Baffle 34 is provided with an opening 42 through which the outlet tube 26 extends. In a preferred embodiment the top of the dome is about 0.5 inches from the upper accumulator wall 20, and the distance between point 32 and the center of the domed baffle 34 is about 0.25 inches. The circumferential clearance between the periphery of the domed baffle 34 and the inner wall of the accumulator 12 may be about 0.05 inches.

At the base of the accumulator portion 14 there is located an oil return orifice and filter assembly 44, which is illustrated in detail in FIG. 3. It comprises a plastic housing 46 which is apertured and which includes a screen 48 within the plastic housing 46. One end of the plastic housing 46 is curved so that it surrounds outlet tube 26 as shown at 50. The portion of the housing that surrounds the outlet tube is split, and the split ends are fastened together by a fastener 52 which facilitates quick assembly.

Outlet tube 26 is provided with an opening 54 through which a metering tube 56 extends. The metering tube 56 provides communication between the interior of tube 26 and the interior of the screen filter housing 46.

Since during operation of the air conditioner system the pressure in the accumulator is higher than the pressure in the outlet tube 26, a controlled amount of oil is filtered through the orifice tube 56 so that a controlled amount of lubricating oil is returned to the gaseous circuit.

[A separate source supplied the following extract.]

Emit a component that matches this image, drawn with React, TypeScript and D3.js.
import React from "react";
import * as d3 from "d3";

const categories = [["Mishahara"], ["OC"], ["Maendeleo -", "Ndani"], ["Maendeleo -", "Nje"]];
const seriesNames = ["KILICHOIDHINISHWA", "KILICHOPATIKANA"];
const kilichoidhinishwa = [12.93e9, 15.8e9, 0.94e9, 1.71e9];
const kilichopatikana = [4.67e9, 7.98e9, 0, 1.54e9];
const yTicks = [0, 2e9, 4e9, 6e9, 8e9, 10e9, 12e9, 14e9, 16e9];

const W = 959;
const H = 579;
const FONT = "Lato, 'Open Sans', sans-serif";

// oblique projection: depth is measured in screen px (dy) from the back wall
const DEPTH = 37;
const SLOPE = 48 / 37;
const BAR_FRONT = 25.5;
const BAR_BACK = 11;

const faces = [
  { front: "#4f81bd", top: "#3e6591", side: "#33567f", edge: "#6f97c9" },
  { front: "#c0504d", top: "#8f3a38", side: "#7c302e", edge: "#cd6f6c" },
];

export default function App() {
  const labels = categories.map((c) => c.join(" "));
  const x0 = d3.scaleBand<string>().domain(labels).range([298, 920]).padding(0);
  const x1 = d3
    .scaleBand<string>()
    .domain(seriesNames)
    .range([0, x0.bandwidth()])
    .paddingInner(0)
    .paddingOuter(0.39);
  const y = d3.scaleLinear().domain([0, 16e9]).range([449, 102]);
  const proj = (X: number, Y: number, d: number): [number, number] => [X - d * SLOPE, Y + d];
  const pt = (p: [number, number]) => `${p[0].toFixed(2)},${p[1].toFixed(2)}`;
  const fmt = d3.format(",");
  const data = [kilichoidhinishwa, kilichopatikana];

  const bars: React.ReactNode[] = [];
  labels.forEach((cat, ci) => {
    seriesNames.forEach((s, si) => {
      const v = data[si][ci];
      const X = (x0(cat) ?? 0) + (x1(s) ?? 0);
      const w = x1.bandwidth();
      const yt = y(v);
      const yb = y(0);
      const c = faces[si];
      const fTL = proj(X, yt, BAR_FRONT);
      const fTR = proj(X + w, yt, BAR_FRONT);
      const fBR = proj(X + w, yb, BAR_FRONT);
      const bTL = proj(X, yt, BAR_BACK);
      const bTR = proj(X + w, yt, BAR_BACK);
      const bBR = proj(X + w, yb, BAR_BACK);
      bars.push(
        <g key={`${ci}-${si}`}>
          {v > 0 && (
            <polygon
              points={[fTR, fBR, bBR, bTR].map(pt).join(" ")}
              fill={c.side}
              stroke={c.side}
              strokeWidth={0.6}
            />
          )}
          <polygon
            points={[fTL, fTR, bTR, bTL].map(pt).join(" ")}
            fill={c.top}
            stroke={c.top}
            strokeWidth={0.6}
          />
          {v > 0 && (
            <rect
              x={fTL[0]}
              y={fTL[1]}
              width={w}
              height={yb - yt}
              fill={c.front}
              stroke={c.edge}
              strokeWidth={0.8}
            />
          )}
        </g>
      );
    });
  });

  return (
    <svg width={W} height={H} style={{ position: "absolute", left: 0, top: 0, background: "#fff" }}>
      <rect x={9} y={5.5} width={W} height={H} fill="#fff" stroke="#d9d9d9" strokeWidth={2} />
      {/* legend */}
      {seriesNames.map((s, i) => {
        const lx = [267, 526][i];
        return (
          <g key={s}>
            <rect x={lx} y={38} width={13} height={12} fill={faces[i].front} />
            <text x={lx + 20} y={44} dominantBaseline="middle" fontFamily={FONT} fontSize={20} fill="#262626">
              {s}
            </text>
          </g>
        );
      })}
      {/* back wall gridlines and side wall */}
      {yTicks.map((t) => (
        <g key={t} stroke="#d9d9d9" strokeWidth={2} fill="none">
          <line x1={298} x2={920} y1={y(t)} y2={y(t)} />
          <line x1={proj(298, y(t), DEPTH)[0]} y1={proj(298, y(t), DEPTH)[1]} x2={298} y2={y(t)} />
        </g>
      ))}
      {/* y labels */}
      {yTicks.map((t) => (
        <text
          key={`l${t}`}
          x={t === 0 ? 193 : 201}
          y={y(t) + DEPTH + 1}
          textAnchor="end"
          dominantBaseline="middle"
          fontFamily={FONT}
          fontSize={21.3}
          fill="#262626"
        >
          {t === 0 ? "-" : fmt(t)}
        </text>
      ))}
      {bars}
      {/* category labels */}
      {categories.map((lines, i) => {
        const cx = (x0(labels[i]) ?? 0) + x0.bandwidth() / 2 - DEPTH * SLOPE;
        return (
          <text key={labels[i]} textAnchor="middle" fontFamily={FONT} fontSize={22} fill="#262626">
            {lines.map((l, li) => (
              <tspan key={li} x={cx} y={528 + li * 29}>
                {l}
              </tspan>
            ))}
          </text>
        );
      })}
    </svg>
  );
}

A small anti-syphon hole 58 is provided in the tube 26, as shown in FIG. 4, to prevent undesired syphoning of liquid under gravity from the interior of the accumulator to portions of the system located at a lower level than the accumulator.

A clutch cycling pressure switch assembly 60 is secured to an opening in the top wall 20 of the accumulator. It communicates with the interior of the accumulator, and it senses pressure in the accumulator. It functions as a part of the control circuit for an electromagnetic clutch that establishes and disestablishes a driving connection between an engine driven pulley and the rotor of the compressor, the latter being shown at 62 in FIG. 4. The outlet of the compressor 62 communicates through line 64 with a condenser 66 which changes the state of the compressed Freon gas to a liquid. An expansion orifice 68 is located in a line 70 connecting the condenser with the evaporator 72. The expansion orifice 68 lowers the pressure of the refrigerant and the evaporator causes the refrigerant to change its state from liquid to gas, which then is returned to the accumulator through tube 22.

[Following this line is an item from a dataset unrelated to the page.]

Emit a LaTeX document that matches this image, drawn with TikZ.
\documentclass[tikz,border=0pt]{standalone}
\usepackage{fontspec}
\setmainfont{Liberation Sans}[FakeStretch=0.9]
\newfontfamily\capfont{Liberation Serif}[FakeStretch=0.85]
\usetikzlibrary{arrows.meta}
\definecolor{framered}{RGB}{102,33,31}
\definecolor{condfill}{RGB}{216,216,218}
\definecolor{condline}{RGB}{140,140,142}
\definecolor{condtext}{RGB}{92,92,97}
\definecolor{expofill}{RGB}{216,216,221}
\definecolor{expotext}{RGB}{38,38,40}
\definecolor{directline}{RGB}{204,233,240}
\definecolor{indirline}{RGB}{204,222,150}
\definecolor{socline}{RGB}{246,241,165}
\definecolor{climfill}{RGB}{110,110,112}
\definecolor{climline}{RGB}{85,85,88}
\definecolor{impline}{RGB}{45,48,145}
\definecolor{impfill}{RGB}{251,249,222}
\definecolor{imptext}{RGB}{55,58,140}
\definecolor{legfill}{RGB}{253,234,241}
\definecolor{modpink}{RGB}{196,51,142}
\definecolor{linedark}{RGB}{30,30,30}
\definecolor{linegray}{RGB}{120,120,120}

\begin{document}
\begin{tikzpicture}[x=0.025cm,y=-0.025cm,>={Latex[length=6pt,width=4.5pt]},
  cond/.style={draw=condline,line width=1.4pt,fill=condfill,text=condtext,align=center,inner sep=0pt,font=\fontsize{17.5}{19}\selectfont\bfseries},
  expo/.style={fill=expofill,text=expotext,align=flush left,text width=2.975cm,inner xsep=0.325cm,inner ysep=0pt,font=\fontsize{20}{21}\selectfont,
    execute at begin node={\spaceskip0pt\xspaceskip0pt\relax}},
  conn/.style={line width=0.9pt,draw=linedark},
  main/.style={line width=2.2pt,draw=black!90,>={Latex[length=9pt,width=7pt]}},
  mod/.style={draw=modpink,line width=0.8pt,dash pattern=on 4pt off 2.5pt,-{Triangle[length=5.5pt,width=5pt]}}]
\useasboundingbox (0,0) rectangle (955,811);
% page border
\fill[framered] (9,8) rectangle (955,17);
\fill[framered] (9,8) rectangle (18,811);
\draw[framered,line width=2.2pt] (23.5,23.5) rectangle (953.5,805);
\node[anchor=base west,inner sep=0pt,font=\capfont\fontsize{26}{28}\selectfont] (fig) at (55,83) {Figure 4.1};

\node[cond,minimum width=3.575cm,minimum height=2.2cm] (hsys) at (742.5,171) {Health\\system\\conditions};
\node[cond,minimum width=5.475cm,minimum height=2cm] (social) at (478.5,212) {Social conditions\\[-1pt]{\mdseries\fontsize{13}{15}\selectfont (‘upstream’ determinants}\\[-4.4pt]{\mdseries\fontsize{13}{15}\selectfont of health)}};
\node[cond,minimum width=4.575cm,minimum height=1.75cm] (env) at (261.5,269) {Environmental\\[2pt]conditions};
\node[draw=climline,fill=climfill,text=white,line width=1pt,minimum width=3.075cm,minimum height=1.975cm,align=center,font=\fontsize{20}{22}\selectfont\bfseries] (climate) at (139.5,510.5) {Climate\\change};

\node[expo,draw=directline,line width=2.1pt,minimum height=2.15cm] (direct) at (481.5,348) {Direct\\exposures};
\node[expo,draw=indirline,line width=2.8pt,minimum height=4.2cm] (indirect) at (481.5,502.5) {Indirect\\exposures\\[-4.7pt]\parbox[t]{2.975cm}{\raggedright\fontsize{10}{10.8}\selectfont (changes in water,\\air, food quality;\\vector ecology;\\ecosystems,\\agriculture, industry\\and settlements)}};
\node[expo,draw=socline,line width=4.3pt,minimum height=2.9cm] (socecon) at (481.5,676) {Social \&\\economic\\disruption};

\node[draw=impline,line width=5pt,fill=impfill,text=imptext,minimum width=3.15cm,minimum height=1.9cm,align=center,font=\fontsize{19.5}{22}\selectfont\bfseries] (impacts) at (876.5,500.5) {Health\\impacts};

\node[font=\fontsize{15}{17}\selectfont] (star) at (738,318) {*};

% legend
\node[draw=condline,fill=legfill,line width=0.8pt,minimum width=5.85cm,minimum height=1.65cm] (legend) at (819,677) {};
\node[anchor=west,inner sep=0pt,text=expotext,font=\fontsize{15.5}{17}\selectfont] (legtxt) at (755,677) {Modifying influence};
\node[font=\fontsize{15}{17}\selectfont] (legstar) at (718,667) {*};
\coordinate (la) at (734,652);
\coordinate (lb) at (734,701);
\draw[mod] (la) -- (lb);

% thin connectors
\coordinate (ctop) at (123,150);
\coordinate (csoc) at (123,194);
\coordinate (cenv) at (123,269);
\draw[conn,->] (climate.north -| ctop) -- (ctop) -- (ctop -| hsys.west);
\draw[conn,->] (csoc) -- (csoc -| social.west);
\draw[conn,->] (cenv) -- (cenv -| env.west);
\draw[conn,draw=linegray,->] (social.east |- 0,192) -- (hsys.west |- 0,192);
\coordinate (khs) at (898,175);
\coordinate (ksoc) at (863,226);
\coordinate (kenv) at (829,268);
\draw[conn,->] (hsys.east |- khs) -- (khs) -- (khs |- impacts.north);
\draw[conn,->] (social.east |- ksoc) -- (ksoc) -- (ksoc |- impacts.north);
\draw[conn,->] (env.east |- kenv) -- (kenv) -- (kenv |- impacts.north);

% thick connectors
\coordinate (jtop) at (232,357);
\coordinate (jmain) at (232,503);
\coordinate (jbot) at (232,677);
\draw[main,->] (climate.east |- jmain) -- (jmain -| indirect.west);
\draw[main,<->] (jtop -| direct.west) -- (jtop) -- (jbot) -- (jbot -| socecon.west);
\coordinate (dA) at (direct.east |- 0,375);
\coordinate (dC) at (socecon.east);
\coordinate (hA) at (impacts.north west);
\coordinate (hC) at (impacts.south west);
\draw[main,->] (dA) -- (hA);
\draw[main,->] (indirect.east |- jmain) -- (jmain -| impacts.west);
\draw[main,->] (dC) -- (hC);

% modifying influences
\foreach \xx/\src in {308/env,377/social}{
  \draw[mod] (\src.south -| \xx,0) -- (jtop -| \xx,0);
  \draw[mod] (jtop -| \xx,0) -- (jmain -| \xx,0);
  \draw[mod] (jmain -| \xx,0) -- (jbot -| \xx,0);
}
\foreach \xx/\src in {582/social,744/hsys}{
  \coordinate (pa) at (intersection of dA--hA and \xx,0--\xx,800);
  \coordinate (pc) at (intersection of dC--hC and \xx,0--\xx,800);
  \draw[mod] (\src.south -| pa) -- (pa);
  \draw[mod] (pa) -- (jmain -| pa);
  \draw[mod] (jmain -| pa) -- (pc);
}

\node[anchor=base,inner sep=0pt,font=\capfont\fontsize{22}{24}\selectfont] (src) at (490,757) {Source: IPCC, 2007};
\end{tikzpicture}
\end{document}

Outlet tube 26 communicates with the inlet side of the compressor 62, as seen in FIG. 4.

A desiccant bag 74 is located in the accumulator and is secured to the reentrant outlet tube 26 by strap 76. This absorbs any water that may be present in the Freon gas as it passes through the system.

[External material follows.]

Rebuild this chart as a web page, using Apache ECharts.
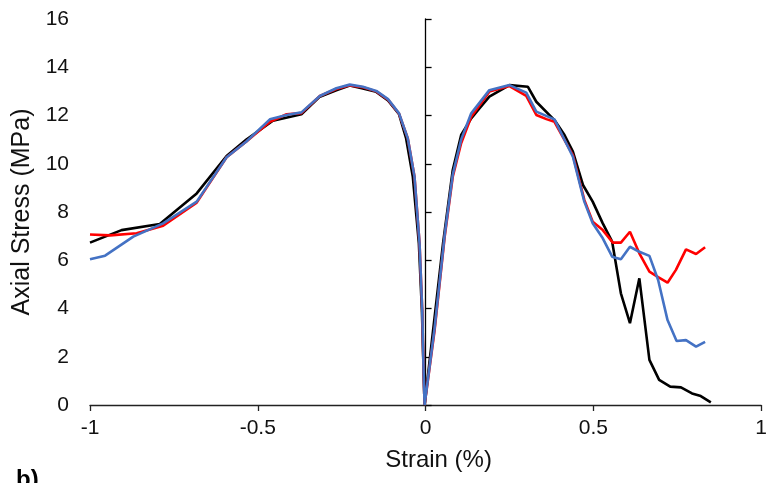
<!DOCTYPE html>
<html>
<head>
<meta charset="utf-8">
<script src="https://cdn.jsdelivr.net/npm/echarts@6/dist/echarts.min.js"></script>
<style>
  html, body { margin: 0; padding: 0; background: #fff; }
  #chart { width: 770px; height: 483px; }
</style>
</head>
<body>
<div id="chart"></div>
<script>
// Axis ticks
const xTicks = [-1, -0.5, 0, 0.5, 1];
const yTicks = [0, 2, 4, 6, 8, 10, 12, 14, 16];

// Specimen 1 (black)
const strainBlack = [-1.0, -0.906, -0.792, -0.682, -0.593, -0.534, -0.455, -0.370, -0.315, -0.266, -0.226, -0.187, -0.147, -0.112, -0.079, -0.058, -0.038, -0.020, -0.011, -0.006, -0.003,
  0, 0.052, 0.081, 0.106, 0.136, 0.161, 0.190, 0.250, 0.305, 0.330, 0.384, 0.414, 0.439, 0.469, 0.498, 0.528, 0.556, 0.582, 0.609, 0.637, 0.667, 0.696, 0.729, 0.761, 0.794, 0.820, 0.850];
const stressBlack = [6.73, 7.25, 7.50, 8.77, 10.32, 11.0, 11.78, 12.05, 12.78, 13.05, 13.24, 13.12, 12.98, 12.62, 12.05, 11.05, 9.46, 6.70, 3.94, 1.45, 0,
  0, 6.70, 9.74, 11.19, 11.88, 12.30, 12.78, 13.26, 13.19, 12.57, 11.81, 11.19, 10.5, 9.12, 8.43, 7.53, 6.77, 4.63, 3.39, 5.25, 1.87, 1.04, 0.76, 0.73, 0.48, 0.37, 0.11];

// Specimen 2 (red)
const strainRed = [-1.0, -0.94, -0.861, -0.782, -0.682, -0.593, -0.534, -0.464, -0.414, -0.370, -0.315, -0.266, -0.226, -0.187, -0.147, -0.112, -0.079, -0.053, -0.033, -0.018, -0.010, -0.006, -0.003,
  0, 0.027, 0.057, 0.081, 0.106, 0.136, 0.190, 0.250, 0.300, 0.330, 0.360, 0.384, 0.439, 0.473, 0.498, 0.528, 0.558, 0.582, 0.609, 0.637, 0.667, 0.693, 0.721, 0.746, 0.776, 0.806, 0.833];
const stressRed = [7.07, 7.03, 7.12, 7.43, 8.39, 10.27, 10.92, 11.74, 12.05, 12.10, 12.81, 13.10, 13.25, 13.17, 13.0, 12.66, 12.07, 11.05, 9.46, 6.70, 3.94, 1.45, 0,
  0, 3.11, 6.98, 9.46, 10.85, 11.95, 12.99, 13.22, 12.81, 12.02, 11.85, 11.74, 10.36, 8.50, 7.60, 7.25, 6.73, 6.73, 7.18, 6.29, 5.53, 5.30, 5.07, 5.60, 6.45, 6.26, 6.54];

// Specimen 3 (blue)
const strainBlue = [-1.0, -0.955, -0.871, -0.782, -0.682, -0.593, -0.534, -0.464, -0.414, -0.370, -0.315, -0.266, -0.226, -0.187, -0.147, -0.112, -0.079, -0.053, -0.033, -0.018, -0.010, -0.006, -0.003,
  0, 0.027, 0.057, 0.081, 0.106, 0.136, 0.190, 0.250, 0.300, 0.330, 0.384, 0.439, 0.473, 0.498, 0.528, 0.556, 0.582, 0.609, 0.637, 0.667, 0.693, 0.721, 0.748, 0.776, 0.806, 0.833];
const stressBlue = [6.04, 6.19, 6.98, 7.53, 8.43, 10.27, 10.92, 11.84, 12.02, 12.13, 12.81, 13.13, 13.28, 13.19, 13.02, 12.68, 12.09, 11.05, 9.46, 6.70, 3.94, 1.45, 0,
  0, 3.2, 7.05, 9.55, 11.0, 12.09, 13.05, 13.26, 12.95, 12.16, 11.84, 10.29, 8.43, 7.53, 6.91, 6.15, 6.04, 6.56, 6.35, 6.18, 5.18, 3.52, 2.65, 2.69, 2.42, 2.62];

const pairs = (xs, ys) => xs.map((x, i) => [x, ys[i]]);
const font = 'Liberation Sans, Arial, sans-serif';

const chart = echarts.init(document.getElementById('chart'), null, { renderer: 'canvas' });

const lineSeries = (data, color) => ({
  type: 'line',
  data: data,
  showSymbol: false,
  symbol: 'none',
  smooth: false,
  lineStyle: { color: color, width: 2.6 },
  z: 2
});

chart.setOption({
  animation: false,
  backgroundColor: '#ffffff',
  grid: { left: 90, right: 8, top: 19, bottom: 78, containLabel: false },
  xAxis: {
    type: 'value',
    min: xTicks[0],
    max: xTicks[xTicks.length - 1],
    interval: 0.5,
    name: 'Strain (%)',
    nameLocation: 'middle',
    nameGap: 43,
    nameTextStyle: { fontFamily: font, fontSize: 24, color: '#111', padding: [0, 0, 0, 26] },
    axisLine: { onZero: false, lineStyle: { color: '#222', width: 1.3 } },
    axisTick: { show: true, inside: false, length: 6, lineStyle: { color: '#222', width: 1.3 } },
    axisLabel: {
      fontFamily: font, fontSize: 21, color: '#111', margin: 13,
      formatter: v => String(v)
    },
    splitLine: { show: false }
  },
  yAxis: [
    {
      // axis line drawn through zero strain, ticks only
      type: 'value',
      min: yTicks[0],
      max: yTicks[yTicks.length - 1],
      interval: 2,
      axisLine: { show: true, onZero: true, lineStyle: { color: '#000', width: 1.3 } },
      axisTick: { show: true, inside: true, length: 6, lineStyle: { color: '#000', width: 1.3 } },
      axisLabel: { show: false },
      splitLine: { show: false }
    },
    {
      // tick labels and title at the left edge of the plot
      type: 'value',
      position: 'left',
      min: yTicks[0],
      max: yTicks[yTicks.length - 1],
      interval: 2,
      name: 'Axial Stress (MPa)',
      nameLocation: 'middle',
      nameGap: 54,
      nameTextStyle: { fontFamily: font, fontSize: 25, color: '#111' },
      axisLine: { show: false, onZero: false },
      axisTick: { show: false },
      axisLabel: { fontFamily: font, fontSize: 21, color: '#111', margin: 21 },
      splitLine: { show: false }
    }
  ],
  series: [
    lineSeries(pairs(strainBlack, stressBlack), '#000000'),
    lineSeries(pairs(strainRed, stressRed), '#ff0000'),
    lineSeries(pairs(strainBlue, stressBlue), '#4472c4')
  ],
  graphic: [
    {
      type: 'text',
      left: 16,
      top: 468,
      style: { text: 'b)', font: 'bold 24px ' + font, fill: '#000' }
    }
  ]
});
</script>
</body>
</html>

The domed baffle 34 more efficiently separates the liquid Freon from the gaseous component of the refrigerant in comparison to a side entry arrangement such as that shown in U.S. Pat. No. 4,270,934. The domed arrangement with the central location of the inlet tube permits a more efficient dispersion in comparison to a conical shape baffle. The improved effectiveness of the accumulator to act as a separator in turn improves the overall operating efficiency of the air conditioning system. These functional advantages are in addition to manufacturing advantages in assembling the accumulator and the improved stability of the assembly by reason of the welded construction of the domed baffle and cylindrical housing.

Claims

1. An accumulator for use in an air conditioning system for an automotive vehicle, said system including a refrigerant circuit having a compressor, and a condenser and an evaporator arranged in series relationship on the high pressure side of the compressor:

said accumulator comprising a cylindrical housing comprised of two cylindrical portions joined together in abutting relationship to define a closed cylindrical chamber, said accumulator housing having an upper housing wall and a lower housing wall;

a baffle comprising a circular member of generally domed shape with the convex surface thereof facing the upper end wall of said accumulator in close proximity thereto;

an inlet tube extending through said upper wall at a location proximate to the geometric center of said baffle, said tube communicating with the outlet side of said evaporator;

an outlet tube extending through said upper wall of said housing adjacent the inner wall of said housing and extending through said housing substantially the entire length thereof, said outlet tube being curved at its lower extremity and extending upwardly though said housing to a point within the interior of said baffle in close proximity to the convex surface thereof;

said baffle being secured at its margin to the interior of said housing with a radial clearance between said housing and the periphery of said baffle whereby liquid components of the refrigerant passing through said accumulator to said evaporator are separated from the gaseous components thereof as the refrigerant is dispersed across the baffle, the liquid component draining downwardly under the force of gravity to the lower extremity of said accumulator as the gaseous components thereof are returned through the outlet tube to the inlet side of said compressor.

2. The combination as set forth in claim 1 wherein the inlet opening for said outlet tube is located at a point within said baffle that is higher than the periphery of said baffle whereby liquid portions of the refrigerant are returned through the outlet tube as they accumulate beneath the baffle.